**What the task requires:** Gather up the lines with the word "that" in them.

>> start

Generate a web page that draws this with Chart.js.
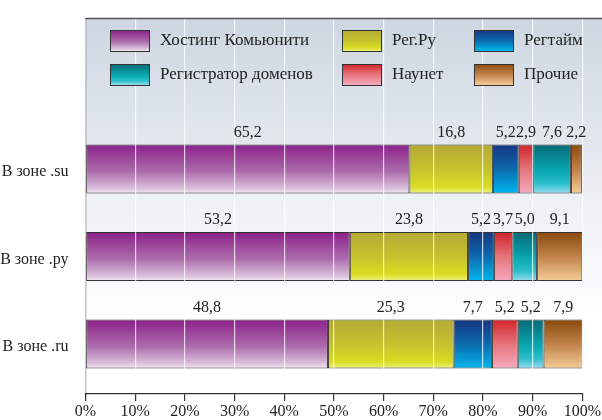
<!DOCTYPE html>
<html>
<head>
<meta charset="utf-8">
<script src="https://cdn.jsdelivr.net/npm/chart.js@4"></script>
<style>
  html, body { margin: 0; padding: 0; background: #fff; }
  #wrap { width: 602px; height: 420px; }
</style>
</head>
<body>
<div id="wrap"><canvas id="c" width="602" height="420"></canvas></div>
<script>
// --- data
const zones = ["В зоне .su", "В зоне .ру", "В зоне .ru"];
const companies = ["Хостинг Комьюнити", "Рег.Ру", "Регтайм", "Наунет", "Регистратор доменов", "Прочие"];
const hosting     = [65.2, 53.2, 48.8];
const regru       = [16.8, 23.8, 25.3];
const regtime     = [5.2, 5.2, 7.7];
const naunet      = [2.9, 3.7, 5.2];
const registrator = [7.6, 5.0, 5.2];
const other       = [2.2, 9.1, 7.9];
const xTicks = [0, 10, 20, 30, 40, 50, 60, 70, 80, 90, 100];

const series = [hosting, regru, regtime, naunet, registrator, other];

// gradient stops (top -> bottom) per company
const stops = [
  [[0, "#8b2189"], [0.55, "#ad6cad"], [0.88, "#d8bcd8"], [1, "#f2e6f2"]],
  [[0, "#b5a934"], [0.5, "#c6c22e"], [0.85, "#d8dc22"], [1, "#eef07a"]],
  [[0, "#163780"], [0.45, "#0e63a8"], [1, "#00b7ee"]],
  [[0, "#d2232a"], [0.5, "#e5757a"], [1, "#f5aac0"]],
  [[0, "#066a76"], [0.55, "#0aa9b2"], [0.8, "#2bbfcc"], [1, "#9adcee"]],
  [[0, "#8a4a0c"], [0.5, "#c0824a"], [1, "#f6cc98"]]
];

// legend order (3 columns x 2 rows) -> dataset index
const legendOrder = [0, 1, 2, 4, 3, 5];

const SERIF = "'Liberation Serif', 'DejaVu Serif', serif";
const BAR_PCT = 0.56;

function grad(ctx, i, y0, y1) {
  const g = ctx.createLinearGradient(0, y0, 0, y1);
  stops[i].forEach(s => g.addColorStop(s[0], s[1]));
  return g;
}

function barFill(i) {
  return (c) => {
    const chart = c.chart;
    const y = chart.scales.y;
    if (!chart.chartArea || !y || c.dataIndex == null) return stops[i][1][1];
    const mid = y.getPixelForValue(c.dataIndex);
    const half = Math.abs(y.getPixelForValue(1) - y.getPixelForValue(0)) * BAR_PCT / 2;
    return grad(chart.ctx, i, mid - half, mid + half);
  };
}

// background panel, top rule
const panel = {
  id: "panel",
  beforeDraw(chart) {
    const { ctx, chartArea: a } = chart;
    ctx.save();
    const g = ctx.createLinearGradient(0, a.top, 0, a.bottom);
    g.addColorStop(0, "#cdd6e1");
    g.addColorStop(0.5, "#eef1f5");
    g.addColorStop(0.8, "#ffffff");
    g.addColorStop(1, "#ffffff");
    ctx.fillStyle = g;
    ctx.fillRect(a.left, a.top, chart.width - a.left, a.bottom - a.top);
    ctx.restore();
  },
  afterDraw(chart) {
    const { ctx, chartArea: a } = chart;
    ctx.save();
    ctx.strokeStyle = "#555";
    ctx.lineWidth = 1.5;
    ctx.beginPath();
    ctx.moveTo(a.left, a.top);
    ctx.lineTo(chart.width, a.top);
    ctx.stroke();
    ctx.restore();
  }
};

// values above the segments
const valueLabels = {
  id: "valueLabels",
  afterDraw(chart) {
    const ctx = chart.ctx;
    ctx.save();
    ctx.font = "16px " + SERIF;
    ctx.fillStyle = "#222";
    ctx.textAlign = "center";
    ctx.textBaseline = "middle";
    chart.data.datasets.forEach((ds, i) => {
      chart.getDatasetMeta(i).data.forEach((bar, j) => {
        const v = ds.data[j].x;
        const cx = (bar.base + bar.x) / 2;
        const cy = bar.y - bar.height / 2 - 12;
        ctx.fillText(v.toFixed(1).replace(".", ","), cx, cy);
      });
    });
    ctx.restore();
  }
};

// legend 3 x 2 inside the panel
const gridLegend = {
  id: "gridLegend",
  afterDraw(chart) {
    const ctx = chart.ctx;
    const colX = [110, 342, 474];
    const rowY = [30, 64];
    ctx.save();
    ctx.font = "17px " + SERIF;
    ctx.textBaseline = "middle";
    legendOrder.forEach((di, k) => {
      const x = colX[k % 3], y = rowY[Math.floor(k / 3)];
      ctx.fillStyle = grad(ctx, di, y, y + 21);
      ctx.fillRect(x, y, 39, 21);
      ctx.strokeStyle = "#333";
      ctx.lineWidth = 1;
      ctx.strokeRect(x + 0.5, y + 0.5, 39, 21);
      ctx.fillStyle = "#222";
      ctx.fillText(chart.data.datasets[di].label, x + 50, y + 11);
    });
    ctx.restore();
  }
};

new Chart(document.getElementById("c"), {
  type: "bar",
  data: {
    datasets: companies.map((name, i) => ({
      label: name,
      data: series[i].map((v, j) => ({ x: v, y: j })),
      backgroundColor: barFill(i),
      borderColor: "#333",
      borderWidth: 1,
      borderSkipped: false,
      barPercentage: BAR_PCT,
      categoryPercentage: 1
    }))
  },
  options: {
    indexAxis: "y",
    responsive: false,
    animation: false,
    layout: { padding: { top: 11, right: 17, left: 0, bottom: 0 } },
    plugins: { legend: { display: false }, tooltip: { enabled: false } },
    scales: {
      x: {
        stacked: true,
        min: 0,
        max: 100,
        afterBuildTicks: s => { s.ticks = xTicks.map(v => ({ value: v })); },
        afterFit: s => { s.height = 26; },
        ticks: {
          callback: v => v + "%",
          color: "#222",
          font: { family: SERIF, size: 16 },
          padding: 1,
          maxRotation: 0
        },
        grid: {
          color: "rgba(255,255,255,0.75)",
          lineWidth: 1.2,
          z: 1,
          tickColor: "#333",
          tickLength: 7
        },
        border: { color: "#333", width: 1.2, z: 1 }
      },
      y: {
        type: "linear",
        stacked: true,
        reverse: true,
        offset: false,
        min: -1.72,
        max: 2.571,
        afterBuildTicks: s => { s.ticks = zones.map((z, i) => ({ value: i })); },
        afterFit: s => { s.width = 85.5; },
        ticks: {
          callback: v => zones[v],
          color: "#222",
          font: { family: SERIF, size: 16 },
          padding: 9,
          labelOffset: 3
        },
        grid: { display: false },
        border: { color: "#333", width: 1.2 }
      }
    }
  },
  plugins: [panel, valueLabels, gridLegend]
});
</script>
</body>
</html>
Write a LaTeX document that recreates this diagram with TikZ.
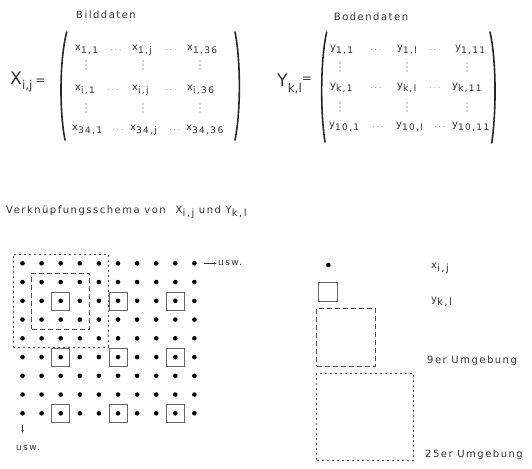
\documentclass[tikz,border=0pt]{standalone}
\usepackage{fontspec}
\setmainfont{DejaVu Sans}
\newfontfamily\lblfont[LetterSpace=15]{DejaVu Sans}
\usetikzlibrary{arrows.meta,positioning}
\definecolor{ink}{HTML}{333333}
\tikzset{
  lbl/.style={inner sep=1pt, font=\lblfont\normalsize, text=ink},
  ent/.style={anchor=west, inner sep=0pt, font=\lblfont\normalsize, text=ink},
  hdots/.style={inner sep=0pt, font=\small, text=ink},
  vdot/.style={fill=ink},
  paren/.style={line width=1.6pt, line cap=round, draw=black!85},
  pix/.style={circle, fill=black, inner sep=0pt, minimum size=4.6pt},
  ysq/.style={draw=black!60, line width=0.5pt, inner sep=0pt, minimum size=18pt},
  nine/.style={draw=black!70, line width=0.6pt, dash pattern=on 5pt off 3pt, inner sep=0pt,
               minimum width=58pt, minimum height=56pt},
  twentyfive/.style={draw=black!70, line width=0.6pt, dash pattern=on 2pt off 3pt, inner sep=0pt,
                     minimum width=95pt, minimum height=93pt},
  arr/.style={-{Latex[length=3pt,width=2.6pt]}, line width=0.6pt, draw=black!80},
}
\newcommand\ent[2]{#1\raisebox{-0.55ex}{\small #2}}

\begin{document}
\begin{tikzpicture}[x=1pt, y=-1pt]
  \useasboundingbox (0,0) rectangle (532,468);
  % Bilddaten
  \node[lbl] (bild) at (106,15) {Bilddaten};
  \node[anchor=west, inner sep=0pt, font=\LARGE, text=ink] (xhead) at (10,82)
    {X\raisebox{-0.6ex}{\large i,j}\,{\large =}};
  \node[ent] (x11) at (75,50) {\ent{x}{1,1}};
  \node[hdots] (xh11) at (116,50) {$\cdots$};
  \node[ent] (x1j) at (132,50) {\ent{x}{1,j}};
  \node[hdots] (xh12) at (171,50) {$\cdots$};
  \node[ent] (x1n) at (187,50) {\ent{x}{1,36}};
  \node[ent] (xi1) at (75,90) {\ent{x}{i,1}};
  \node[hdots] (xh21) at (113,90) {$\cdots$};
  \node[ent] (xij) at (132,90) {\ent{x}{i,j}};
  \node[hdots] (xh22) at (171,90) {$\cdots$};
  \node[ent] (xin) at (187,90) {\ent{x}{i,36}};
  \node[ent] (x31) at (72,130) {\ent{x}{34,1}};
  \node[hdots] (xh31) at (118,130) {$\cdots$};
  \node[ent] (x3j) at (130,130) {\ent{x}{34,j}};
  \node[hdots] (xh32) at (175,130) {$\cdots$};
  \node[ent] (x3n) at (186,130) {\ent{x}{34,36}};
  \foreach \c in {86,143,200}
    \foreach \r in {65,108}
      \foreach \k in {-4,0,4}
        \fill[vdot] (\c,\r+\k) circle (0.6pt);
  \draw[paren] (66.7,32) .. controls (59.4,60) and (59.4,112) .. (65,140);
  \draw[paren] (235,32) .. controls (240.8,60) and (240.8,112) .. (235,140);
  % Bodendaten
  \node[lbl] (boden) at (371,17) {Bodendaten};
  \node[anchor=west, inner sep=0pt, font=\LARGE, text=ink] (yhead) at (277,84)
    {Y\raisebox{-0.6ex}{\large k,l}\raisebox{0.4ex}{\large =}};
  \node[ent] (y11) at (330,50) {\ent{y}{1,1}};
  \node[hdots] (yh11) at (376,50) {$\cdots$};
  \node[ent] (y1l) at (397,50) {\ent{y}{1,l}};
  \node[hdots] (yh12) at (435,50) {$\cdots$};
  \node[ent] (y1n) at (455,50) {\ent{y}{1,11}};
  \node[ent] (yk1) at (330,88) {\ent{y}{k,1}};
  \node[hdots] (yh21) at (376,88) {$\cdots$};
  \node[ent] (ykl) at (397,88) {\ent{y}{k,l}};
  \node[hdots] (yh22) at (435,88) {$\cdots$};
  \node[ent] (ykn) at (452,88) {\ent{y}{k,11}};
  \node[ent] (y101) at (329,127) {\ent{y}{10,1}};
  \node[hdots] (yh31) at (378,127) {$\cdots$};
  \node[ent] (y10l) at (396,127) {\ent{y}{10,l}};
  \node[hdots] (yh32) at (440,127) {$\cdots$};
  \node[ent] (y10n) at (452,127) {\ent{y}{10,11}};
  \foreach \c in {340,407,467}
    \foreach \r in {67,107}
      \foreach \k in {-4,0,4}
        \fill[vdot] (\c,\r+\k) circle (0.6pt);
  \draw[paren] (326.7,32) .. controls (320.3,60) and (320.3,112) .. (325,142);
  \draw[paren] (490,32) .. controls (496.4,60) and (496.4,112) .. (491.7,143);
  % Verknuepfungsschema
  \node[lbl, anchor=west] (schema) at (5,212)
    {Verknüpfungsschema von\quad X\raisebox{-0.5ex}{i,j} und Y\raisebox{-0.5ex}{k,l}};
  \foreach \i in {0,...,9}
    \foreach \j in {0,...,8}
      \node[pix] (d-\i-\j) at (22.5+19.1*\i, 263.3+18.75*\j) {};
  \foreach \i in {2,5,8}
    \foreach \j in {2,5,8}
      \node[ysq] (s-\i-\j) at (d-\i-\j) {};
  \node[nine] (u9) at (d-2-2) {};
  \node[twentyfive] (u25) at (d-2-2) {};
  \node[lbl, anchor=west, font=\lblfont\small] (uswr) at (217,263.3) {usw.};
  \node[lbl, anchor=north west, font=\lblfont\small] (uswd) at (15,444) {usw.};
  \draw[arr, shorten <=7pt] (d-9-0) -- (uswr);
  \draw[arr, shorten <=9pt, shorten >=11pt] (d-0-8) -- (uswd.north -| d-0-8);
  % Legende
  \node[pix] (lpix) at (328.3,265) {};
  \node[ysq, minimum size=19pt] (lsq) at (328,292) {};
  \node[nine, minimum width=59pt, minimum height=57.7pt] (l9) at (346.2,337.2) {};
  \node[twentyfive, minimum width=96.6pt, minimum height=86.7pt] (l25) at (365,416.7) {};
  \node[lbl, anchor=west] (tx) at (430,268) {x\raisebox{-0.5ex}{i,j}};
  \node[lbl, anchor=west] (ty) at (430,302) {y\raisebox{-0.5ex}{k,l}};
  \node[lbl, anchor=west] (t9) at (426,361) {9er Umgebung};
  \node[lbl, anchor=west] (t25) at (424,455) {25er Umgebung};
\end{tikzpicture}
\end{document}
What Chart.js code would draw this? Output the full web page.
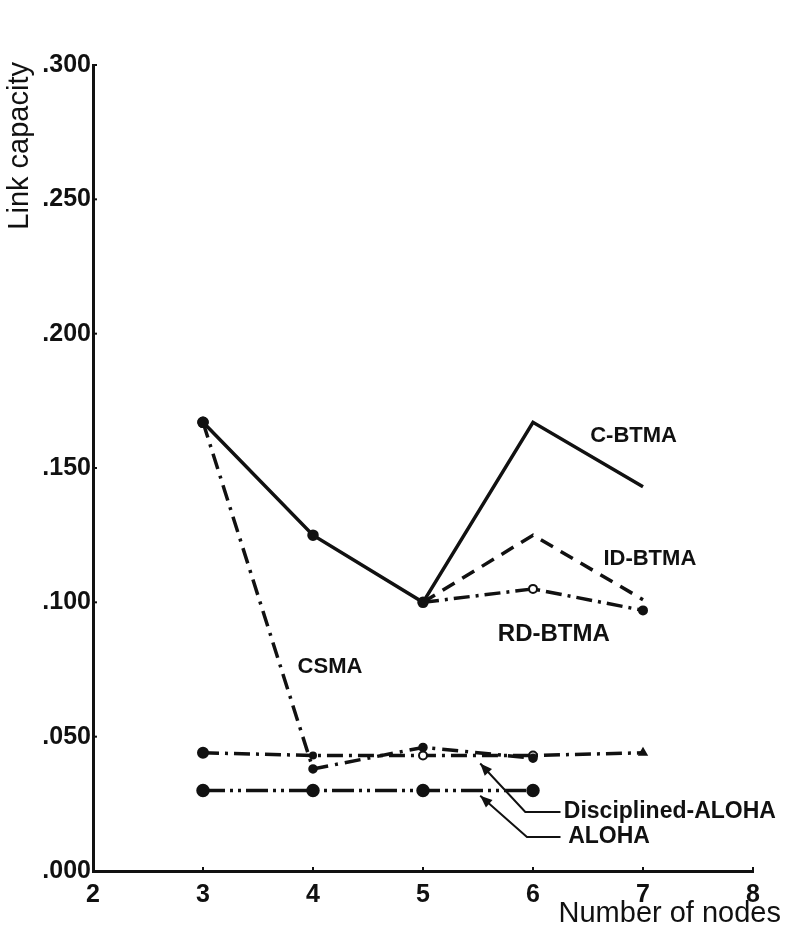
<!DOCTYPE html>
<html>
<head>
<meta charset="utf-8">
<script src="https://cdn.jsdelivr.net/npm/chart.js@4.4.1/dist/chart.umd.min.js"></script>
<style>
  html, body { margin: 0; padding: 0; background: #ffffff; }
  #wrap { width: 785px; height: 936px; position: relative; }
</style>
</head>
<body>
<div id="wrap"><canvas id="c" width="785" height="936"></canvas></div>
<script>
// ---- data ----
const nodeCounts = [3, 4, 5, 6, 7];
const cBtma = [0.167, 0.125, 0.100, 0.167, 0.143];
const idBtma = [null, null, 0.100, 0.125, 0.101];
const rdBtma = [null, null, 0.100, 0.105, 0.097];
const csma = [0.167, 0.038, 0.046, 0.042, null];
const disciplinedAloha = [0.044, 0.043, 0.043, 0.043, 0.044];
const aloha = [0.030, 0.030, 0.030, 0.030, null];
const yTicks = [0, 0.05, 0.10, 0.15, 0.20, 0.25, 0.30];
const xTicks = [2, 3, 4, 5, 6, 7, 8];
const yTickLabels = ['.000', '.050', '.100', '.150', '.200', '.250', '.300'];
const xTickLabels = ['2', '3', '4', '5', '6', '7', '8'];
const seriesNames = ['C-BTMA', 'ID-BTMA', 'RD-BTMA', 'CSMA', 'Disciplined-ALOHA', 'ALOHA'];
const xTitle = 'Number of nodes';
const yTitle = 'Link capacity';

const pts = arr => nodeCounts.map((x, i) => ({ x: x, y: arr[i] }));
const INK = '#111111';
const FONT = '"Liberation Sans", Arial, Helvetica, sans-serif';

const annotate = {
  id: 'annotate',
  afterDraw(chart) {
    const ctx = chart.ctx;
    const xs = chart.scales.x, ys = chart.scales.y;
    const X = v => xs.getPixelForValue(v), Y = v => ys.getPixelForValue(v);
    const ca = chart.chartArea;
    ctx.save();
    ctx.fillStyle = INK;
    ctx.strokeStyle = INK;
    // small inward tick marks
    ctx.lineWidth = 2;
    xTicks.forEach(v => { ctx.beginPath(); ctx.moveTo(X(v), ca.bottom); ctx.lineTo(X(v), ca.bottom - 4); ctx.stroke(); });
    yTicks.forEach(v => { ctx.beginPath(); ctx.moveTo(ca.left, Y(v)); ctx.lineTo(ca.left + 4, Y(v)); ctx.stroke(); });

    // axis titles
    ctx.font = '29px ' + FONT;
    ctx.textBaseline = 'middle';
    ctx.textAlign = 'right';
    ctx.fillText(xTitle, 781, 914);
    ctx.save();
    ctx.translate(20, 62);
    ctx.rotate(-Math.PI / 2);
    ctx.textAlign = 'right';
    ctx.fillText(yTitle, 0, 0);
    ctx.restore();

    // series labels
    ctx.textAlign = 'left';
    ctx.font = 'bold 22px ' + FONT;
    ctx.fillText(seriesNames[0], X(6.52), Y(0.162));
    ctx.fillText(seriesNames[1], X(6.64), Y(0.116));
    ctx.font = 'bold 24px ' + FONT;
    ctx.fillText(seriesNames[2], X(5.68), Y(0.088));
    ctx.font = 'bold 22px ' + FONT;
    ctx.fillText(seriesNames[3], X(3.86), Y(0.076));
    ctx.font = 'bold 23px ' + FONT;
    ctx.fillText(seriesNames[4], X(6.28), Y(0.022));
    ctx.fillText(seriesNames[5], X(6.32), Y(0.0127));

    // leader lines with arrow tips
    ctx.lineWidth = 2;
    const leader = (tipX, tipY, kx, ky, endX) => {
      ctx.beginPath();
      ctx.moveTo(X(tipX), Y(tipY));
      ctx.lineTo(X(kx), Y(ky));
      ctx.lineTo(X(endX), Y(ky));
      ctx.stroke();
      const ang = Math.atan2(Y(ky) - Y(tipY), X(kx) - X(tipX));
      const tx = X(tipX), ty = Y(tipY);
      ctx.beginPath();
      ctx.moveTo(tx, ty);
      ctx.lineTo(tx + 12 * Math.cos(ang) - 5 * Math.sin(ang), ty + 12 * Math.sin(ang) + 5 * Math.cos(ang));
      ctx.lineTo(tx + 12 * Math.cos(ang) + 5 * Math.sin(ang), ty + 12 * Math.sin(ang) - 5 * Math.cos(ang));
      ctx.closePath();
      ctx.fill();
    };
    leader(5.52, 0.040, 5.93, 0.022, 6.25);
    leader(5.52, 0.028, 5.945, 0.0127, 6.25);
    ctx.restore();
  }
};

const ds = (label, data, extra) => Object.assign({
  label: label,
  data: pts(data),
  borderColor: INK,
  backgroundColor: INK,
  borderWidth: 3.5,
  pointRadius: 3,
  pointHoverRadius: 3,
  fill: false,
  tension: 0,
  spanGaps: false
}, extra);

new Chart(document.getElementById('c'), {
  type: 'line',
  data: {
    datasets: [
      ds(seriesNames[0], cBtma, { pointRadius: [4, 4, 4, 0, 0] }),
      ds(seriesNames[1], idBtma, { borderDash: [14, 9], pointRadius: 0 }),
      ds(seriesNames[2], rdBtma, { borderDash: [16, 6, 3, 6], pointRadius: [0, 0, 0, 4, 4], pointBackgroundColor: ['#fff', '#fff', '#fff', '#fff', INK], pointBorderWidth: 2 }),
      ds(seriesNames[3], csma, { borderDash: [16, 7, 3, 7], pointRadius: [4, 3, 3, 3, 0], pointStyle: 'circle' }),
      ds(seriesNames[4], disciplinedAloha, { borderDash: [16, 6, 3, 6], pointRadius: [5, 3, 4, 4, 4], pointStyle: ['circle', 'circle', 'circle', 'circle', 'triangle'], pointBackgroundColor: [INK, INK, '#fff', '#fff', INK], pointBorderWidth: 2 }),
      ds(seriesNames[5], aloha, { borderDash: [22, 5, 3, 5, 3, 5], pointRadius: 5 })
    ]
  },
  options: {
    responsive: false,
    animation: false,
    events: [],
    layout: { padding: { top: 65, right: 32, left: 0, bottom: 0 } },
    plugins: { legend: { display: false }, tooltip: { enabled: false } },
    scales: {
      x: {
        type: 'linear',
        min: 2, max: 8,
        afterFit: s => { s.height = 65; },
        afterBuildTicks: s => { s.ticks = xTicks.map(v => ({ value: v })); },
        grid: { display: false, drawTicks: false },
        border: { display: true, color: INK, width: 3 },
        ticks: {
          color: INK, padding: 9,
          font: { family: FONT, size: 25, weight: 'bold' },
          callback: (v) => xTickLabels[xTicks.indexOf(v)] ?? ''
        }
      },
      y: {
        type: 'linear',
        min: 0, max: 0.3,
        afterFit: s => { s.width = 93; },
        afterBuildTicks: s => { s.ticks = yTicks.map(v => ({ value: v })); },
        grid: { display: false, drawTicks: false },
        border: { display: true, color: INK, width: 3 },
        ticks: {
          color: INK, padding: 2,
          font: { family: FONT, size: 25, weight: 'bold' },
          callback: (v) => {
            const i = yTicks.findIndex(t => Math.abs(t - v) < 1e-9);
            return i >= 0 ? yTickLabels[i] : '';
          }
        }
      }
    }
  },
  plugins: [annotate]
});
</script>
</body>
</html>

>> end

**Expected answer:**
Generate a web page that draws this with Chart.js.
Write a LaTeX document that recreates this diagram with TikZ.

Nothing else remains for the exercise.